5 years ago

Intramolecular Electron Transfer in Frozen Solvents: Charge Transfer and Local Triplet States Population Dynamics Revealed by Dual Phosphorescence

Intramolecular Electron Transfer in Frozen Solvents: Charge Transfer and Local Triplet States Population Dynamics Revealed by Dual Phosphorescence
Ewelina Karolak, Alina Majka, Jerzy Karpiuk, Jacek Nowacki
In frozen solvents at 77 K, ultrafast (≤250 fs) photoinduced intramolecular electron transfer (ET) in bichromophoric donor–acceptor ([D–A]) diarylmethane lactones produces a covalently linked radical ion pair, 1[D•+–A•–]. Steady state and time-resolved luminescence measurements reveal that 1[D•+–A•–] decays to charge-separated (3[D•+–A•–]) and donor-centered ([3D*–A]) triplets, which display dual phosphorescence. 3[D•+–A•–] and [3D*–A] are formed in parallel via two intersystem crossing mechanisms: spin orbit charge transfer (SOCT) and hyperfine coupling (HFC), with solvent dependent branching ratio.
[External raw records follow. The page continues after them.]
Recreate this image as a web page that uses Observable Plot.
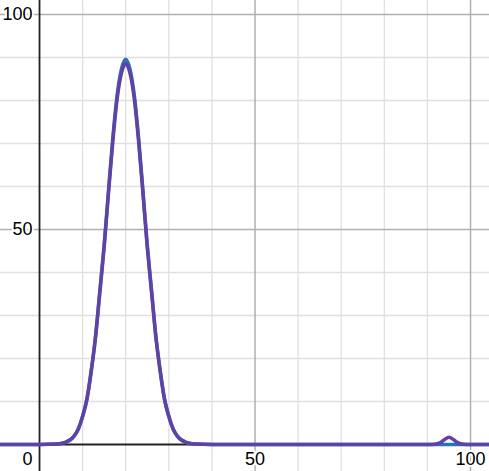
<!DOCTYPE html>
<html>
<head>
<meta charset="utf-8">
<script src="https://cdn.jsdelivr.net/npm/d3@7"></script>
<script src="https://cdn.jsdelivr.net/npm/@observablehq/plot@0.6"></script>
<style>
  html, body { margin: 0; padding: 0; background: #fff; }
  svg { display: block; }
</style>
</head>
<body>
<div id="chart"></div>
<script>
// Sample x positions
const xs = [-10, 0, 4, 6, 8, 9, 10, 11, 12, 13, 14, 15, 16, 17, 18, 19, 20, 21, 22, 23, 24, 25, 26, 27, 28, 29, 30, 31, 32, 34, 36, 40, 50, 60, 70, 80, 88, 90, 91, 92, 93, 94, 95, 96, 97, 98, 99, 100, 102, 106];
// Blue series (estimated heights)
const blueY = [0, 0, 0.1, 0.5, 1.9, 3.6, 6.6, 10.6, 17.2, 25.2, 35.8, 46.4, 59, 71.2, 81.2, 87.3, 89.6, 87.3, 81.2, 71.2, 59, 46.4, 35.8, 25.2, 17.2, 10.6, 6.6, 3.6, 1.9, 0.5, 0.1, 0, 0, 0, 0, 0, 0, 0, 0, 0, 0, 0, 0, 0, 0, 0, 0, 0, 0, 0];
// Purple series (estimated heights)
const purpleY = [0, 0, 0.1, 0.5, 1.9, 3.6, 6.5, 10.5, 17.0, 24.9, 35.4, 45.9, 58.4, 70.4, 80.3, 86.3, 88.6, 86.3, 80.3, 70.4, 58.4, 45.9, 35.4, 24.9, 17.0, 10.5, 6.5, 3.6, 1.9, 0.5, 0.1, 0, 0, 0, 0, 0, 0, 0, 0, 0.1, 0.45, 1.15, 1.7, 1.15, 0.45, 0.1, 0, 0, 0, 0];

// Grid and tick values
const minorTicks = [-10, 10, 20, 30, 40, 60, 70, 80, 90];
const majorTicks = [50, 100];
const xLabels = [50, 100];
const yLabels = [50, 100];
const originLabel = ["0"];

const blueData = xs.map((x, i) => ({x, y: blueY[i]}));
const purpleData = xs.map((x, i) => ({x, y: purpleY[i]}));

const chart = Plot.plot({
  width: 489,
  height: 471,
  margin: 0,
  x: {domain: [-9.05, 104.4], axis: null},
  y: {domain: [-6.28, 103.26], axis: null},
  style: {fontFamily: "'Liberation Sans', Arial, sans-serif", fontSize: "18px", background: "#fff"},
  marks: [
    Plot.ruleX(minorTicks, {stroke: "#e0e0e0", strokeWidth: 1.3}),
    Plot.ruleY(minorTicks, {stroke: "#e0e0e0", strokeWidth: 1.3}),
    Plot.ruleX(majorTicks, {stroke: "#b0b0b0", strokeWidth: 1.5}),
    Plot.ruleY(majorTicks, {stroke: "#b0b0b0", strokeWidth: 1.5}),
    Plot.ruleX([0], {stroke: "#222", strokeWidth: 1.8}),
    Plot.ruleY([0], {stroke: "#222", strokeWidth: 1.8}),
    Plot.line(blueData, {x: "x", y: "y", stroke: "#2d70b3", strokeWidth: 3.5, curve: "monotone-x"}),
    Plot.line(purpleData, {x: "x", y: "y", stroke: "#6042a6", strokeWidth: 3.5, curve: "monotone-x"}),
    Plot.text(xLabels, {x: d => d, y: 0, text: d => String(d), textAnchor: "middle", lineAnchor: "top", dy: 8, fill: "#000", stroke: "white", strokeWidth: 4, paintOrder: "stroke"}),
    Plot.text(yLabels, {x: 0, y: d => d, text: d => String(d), textAnchor: "end", lineAnchor: "middle", dx: -7, fill: "#000", stroke: "white", strokeWidth: 4, paintOrder: "stroke"}),
    Plot.text(originLabel, {x: 0, y: 0, text: d => d, textAnchor: "end", lineAnchor: "top", dx: -7, dy: 8, fill: "#000", stroke: "white", strokeWidth: 4, paintOrder: "stroke"})
  ]
});
document.getElementById("chart").appendChild(chart);
</script>
</body>
</html>
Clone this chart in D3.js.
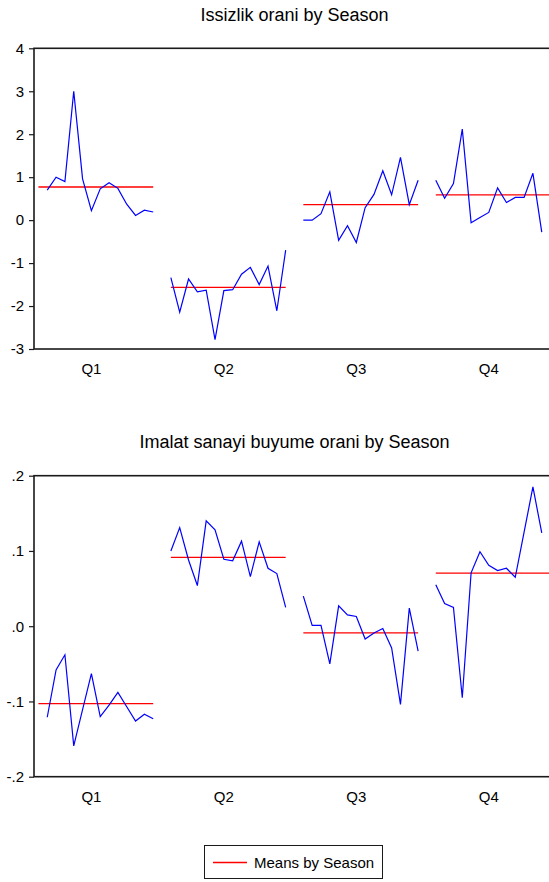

The solvent drives the D–A alignment during the freezing process to adapt to increasing solvent polarity, producing inhomogeneous ground-state population distribution with solvent-dependent D–A exchange interaction, which plays a key role in partitioning into SOCT and HFC mechanisms. In polar glasses, a third phosphorescence band appears due to dissociative back ET in 3[D•+–A•–] resulting in excited open ring biradical.